Al ser los años ’30 tiempos de rebelión y represión, y al tener los dueños de casa activa participación en la política de la época, se entiende que hasta la quinta Los Granados lleguen resonancias que incluyen a los fachos de la Legión Cívica, sindicalistas anarquistas, infiltrados de la policía, copetudos afines a la revista Sur y hasta el mismísimo presidente de la Nación, Agustín P. Justo, amigo personal de Botana. Todos ellos, invitados –juntos o por separado– a la mansión campestre de Don Torcuato. En casa están, a su vez, los hijos de Botana, también famosos a la larga. Y trágicos, en el caso del mayor (que no era hijo de Botana, de lo cual se enteró tarde y mal). Es demasiado, se diría, tanto en términos de subtramas cruzadas como de protagonistas, nombres famosos, derivaciones narrativas y hasta posibles géneros y subgéneros cinematográficos, de la épica histórica al biopic, el drama familiar, la picaresca y el triángulo erótico (no sólo el triángulo, sino el cuadrado, el pentágono y más allá).
Olivera y sus coguionistas hicieron sencillo ese posible berenjenal, gracias a un desglose prolijo, ordenado y comprensible, que habilita sin confusiones varias líneas de relato y redondea la figura de los principales agonistas, como si de un fresco se tratara.
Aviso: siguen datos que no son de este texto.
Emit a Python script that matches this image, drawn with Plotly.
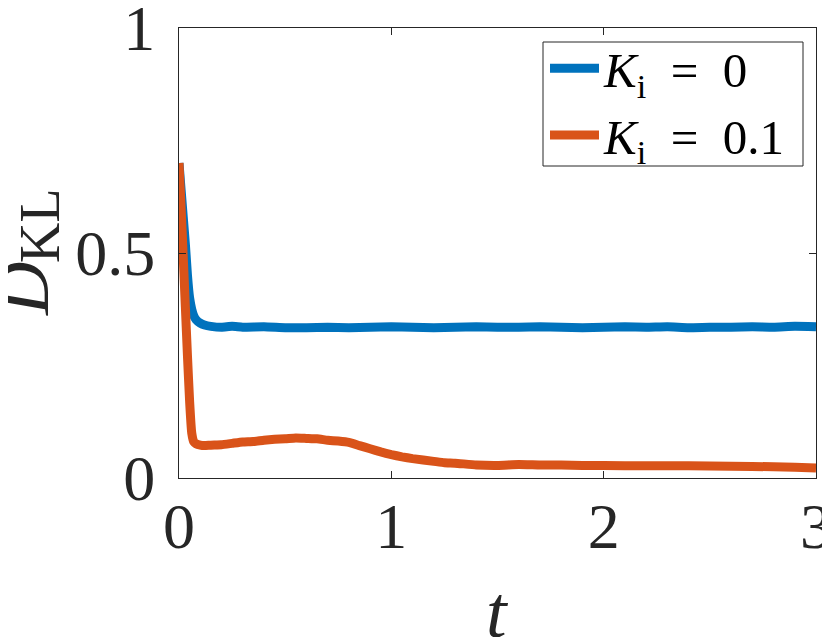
import plotly.graph_objects as go

# time samples
t_blue = [0, 0.01, 0.02, 0.03, 0.04, 0.05, 0.06, 0.07, 0.08, 0.1, 0.12, 0.15, 0.2, 0.25, 0.3,
          0.4, 0.5, 0.6, 0.7, 0.8, 0.9, 1.0, 1.1, 1.2, 1.3, 1.4, 1.5, 1.6, 1.7, 1.8, 1.9,
          2.0, 2.1, 2.2, 2.3, 2.4, 2.5, 2.6, 2.7, 2.8, 2.9, 3.0]
d_blue = [0.70, 0.64, 0.58, 0.52, 0.45, 0.40, 0.375, 0.36, 0.352, 0.344, 0.34, 0.337, 0.335, 0.337, 0.335,
          0.336, 0.334, 0.334, 0.335, 0.334, 0.335, 0.336, 0.335, 0.334, 0.335, 0.336, 0.335, 0.335, 0.336, 0.335, 0.334,
          0.335, 0.336, 0.335, 0.336, 0.334, 0.335, 0.335, 0.336, 0.335, 0.337, 0.336]

t_orange = [0, 0.01, 0.02, 0.03, 0.04, 0.05, 0.06, 0.07, 0.08, 0.1, 0.12, 0.15, 0.2, 0.25, 0.3,
            0.35, 0.4, 0.45, 0.5, 0.55, 0.6, 0.65, 0.7, 0.75, 0.8, 0.85, 0.9, 0.95, 1.0, 1.05, 1.1,
            1.2, 1.25, 1.3, 1.4, 1.5, 1.6, 1.7, 1.8, 1.9, 2.0, 2.2, 2.4, 2.6, 2.8, 2.9, 3.0]
d_orange = [0.70, 0.60, 0.49, 0.38, 0.27, 0.17, 0.10, 0.08, 0.076, 0.073, 0.072, 0.073, 0.074, 0.077, 0.080,
            0.081, 0.084, 0.086, 0.087, 0.089, 0.088, 0.087, 0.084, 0.082, 0.079, 0.072, 0.065, 0.058, 0.052, 0.047, 0.043,
            0.037, 0.034, 0.033, 0.029, 0.028, 0.030, 0.029, 0.029, 0.028, 0.028, 0.027, 0.027, 0.026, 0.025, 0.024, 0.022]

names = ["<i>K</i><sub>i</sub>&nbsp;&nbsp;=&nbsp;&nbsp;0", "<i>K</i><sub>i</sub>&nbsp;&nbsp;=&nbsp;&nbsp;0.1"]
colors = ["#0072BD", "#D95319"]

x_ticks = [0, 1, 2, 3]
y_ticks = [0, 0.5, 1]
y_tick_labels = ["0", "0.5", "1"]
x_title = "<i>t</i>"
y_title_main = "<i>D</i>"
y_title_sub = "KL"

FONT = "Liberation Serif"
AX = "#262626"

# the page body adds an 8px offset; plot area is placed so it lands at
# screen x 179..816, y 28..478
OFF = 8
L, R, T, B = 179 - OFF, 830 - (816 - OFF), 28 - OFF, 637 - (478 - OFF)
PW, PH = 816 - 179, 478 - 28


def px(x):
    return (x - 179) / PW


def py(y):
    return (478 - y) / PH


fig = go.Figure()
fig.add_trace(go.Scatter(x=t_blue, y=d_blue, mode="lines", name=names[0],
                         line=dict(color=colors[0], width=9, shape="spline", smoothing=0.4)))
fig.add_trace(go.Scatter(x=t_orange, y=d_orange, mode="lines", name=names[1],
                         line=dict(color=colors[1], width=9, shape="spline", smoothing=0.4)))

axis_common = dict(showline=True, linecolor=AX, linewidth=1, mirror="ticks", ticks="inside",
                   ticklen=7, tickcolor=AX, showgrid=False, zeroline=False, automargin=False,
                   ticklabeloverflow="allow",
                   tickfont=dict(family=FONT, size=64, color=AX))

fig.update_layout(
    width=830, height=637,
    margin=dict(l=L, r=R, t=T, b=B),
    plot_bgcolor="white", paper_bgcolor="white",
    font=dict(family=FONT, color=AX),
    xaxis=dict(range=[0, 3], tickvals=x_ticks, ticklabelstandoff=-8, **axis_common),
    yaxis=dict(range=[0, 1], tickvals=y_ticks, ticktext=y_tick_labels, ticklabelstandoff=10,
               **axis_common),
    legend=dict(x=px(791), y=py(30), xanchor="right", yanchor="top",
                borderwidth=0, bgcolor="rgba(0,0,0,0)",
                font=dict(family=FONT, size=49, color="black"),
                itemwidth=49, tracegroupgap=0),
    showlegend=True,
    shapes=[
        dict(type="rect", xref="paper", yref="paper", x0=px(543), x1=px(803), y0=py(166), y1=py(42),
             line=dict(color=AX, width=1), fillcolor="white", layer="above"),
    ],
    annotations=[
        dict(text=x_title, xref="paper", yref="paper", x=px(497), y=py(612),
             xanchor="center", yanchor="middle", showarrow=False,
             font=dict(family=FONT, size=74, color=AX)),
        dict(text=y_title_main, xref="paper", yref="paper", x=px(23), y=py(289),
             xanchor="center", yanchor="middle", showarrow=False, textangle=-90,
             font=dict(family=FONT, size=74, color=AX)),
        dict(text=y_title_sub, xref="paper", yref="paper", x=px(40), y=py(226),
             xanchor="center", yanchor="middle", showarrow=False, textangle=-90,
             font=dict(family=FONT, size=56, color=AX)),
    ],
)

fig.write_html("out.html")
O de un mural, para decirlo más precisamente. A diferencia del que le da nombre, la película no se aventura en la utilización de técnicas y materiales de avanzada, recurriendo a otras más tradicionales, bastante melladas ya por el tiempo y el uso. Vicio básico de tanto cine histórico, a los personajes les cuesta desprenderse de su condición de “nombres” o figuras históricas. La pose fotográfica prima sobre el volumen dramático. En algunos casos, el trabajo actoral atenúa ese vicio, como sucede con el sobrio Botana de Luis Machín, la sentida Salvadora de Ana Celentano o el encendido Siqueiros del mexicano Bruno Bichir. En otros, el traje parece quedar demasiado grande (el Neruda de Sergio Boris), incómodo (nunca se vio tan trastabillante a Carla Peterson, que hace de la veleidosa Blanca Luz) y llega a dar lugar a la caricatura mímica (el grupo de Berni, Spilimbergo & Cía).
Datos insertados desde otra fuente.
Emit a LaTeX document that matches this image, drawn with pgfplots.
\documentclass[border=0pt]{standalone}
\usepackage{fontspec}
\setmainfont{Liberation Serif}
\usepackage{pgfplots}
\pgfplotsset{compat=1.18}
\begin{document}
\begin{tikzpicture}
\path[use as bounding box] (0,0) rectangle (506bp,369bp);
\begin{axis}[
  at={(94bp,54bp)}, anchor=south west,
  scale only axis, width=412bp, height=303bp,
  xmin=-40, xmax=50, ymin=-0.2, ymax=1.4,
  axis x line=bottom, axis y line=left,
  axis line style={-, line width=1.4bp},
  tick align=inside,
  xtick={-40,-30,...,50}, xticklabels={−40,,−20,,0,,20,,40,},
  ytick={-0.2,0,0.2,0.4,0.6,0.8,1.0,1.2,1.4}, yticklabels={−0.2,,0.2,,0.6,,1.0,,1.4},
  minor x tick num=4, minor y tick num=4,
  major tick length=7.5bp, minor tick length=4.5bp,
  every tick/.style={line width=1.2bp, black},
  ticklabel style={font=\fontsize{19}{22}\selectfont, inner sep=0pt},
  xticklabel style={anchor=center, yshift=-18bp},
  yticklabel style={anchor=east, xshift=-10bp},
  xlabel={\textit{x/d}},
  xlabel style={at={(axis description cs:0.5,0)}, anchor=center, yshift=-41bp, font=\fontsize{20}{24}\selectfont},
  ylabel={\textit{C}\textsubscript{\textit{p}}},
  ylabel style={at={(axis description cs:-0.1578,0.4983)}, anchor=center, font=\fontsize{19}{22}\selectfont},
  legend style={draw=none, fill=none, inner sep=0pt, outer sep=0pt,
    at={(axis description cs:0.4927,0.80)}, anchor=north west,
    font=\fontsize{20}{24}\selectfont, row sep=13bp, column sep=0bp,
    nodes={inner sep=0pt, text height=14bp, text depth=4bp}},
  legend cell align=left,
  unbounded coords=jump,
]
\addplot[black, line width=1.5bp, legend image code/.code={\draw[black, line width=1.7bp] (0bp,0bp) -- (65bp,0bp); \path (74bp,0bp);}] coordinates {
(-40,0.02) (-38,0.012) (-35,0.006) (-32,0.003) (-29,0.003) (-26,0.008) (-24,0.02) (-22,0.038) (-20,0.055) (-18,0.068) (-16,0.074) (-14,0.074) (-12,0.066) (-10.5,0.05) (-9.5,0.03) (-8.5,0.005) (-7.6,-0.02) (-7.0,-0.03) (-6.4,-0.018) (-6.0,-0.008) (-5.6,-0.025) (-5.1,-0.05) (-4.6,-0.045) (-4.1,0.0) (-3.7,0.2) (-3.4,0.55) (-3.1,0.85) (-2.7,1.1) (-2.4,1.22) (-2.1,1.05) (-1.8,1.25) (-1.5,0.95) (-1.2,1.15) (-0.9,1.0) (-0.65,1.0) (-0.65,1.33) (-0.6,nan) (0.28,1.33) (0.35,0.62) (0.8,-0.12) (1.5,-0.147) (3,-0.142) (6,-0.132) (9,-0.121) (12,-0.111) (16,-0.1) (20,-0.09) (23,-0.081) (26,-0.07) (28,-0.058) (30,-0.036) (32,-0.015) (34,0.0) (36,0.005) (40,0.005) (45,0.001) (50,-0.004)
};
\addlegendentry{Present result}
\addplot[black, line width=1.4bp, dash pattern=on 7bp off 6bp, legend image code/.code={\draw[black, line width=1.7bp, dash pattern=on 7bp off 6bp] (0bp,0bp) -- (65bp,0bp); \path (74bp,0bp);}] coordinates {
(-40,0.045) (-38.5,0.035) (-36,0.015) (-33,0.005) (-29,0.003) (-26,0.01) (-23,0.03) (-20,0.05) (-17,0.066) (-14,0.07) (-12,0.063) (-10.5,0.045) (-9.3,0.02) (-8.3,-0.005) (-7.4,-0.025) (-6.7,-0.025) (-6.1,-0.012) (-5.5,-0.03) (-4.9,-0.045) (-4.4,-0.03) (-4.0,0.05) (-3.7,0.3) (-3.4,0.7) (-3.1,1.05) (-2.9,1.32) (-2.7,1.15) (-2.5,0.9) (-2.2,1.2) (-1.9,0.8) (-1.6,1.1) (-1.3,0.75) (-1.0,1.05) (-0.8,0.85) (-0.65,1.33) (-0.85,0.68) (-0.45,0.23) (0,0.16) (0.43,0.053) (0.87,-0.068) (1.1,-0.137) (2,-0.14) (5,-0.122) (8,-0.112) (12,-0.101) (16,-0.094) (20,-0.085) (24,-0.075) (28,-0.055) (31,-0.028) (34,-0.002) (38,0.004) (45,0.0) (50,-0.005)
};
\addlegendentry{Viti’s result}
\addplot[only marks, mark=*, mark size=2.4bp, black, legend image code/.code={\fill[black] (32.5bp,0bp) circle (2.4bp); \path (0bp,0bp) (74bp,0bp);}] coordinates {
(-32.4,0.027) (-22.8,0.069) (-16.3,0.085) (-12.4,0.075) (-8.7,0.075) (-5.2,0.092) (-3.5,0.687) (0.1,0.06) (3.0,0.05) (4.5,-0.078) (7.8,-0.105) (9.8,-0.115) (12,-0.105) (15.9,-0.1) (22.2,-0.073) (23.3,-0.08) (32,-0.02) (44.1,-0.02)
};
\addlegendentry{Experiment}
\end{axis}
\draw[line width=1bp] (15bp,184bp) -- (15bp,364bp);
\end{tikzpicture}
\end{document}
En el marco de una reconstrucción de época precisa, cuidada y minuciosa, el mural resultante –El mural, finalmente– es barroco, animado y colorido. Pero en los papeles. En la pantalla luce demasiado plano, almidonado incluso. Antes que surgir de los personajes, las pasiones parecen “puestas”: véanse las escenas de sexo y desnudos, más posadas que genuinas. Hubiera sido necesario ir más allá de la impecable fachada para hacerle honor a tanto exceso. Los personajes y circunstancias de El mural son, se diría, más grandes que la vida. El mural no llega a serlo.
6-EL MURAL
Argentina/México, 2010.
Dirección: Héctor Olivera, con codirección de Javier Olivera.
Guión: H. Olivera, Javier Olivera y Antonio Armonía.
Fotografía: Félix Monti.
Dirección de arte: Emilio Basaldúa.
Vestuario: Graciela Galán.
Intérpretes: Luis Machín, Carla Peterson, Ana Celentano, Bruno Bichir, Sergio Boris, Camilo Cuello Vitale, Rodrigo Noya y Mónica Galán.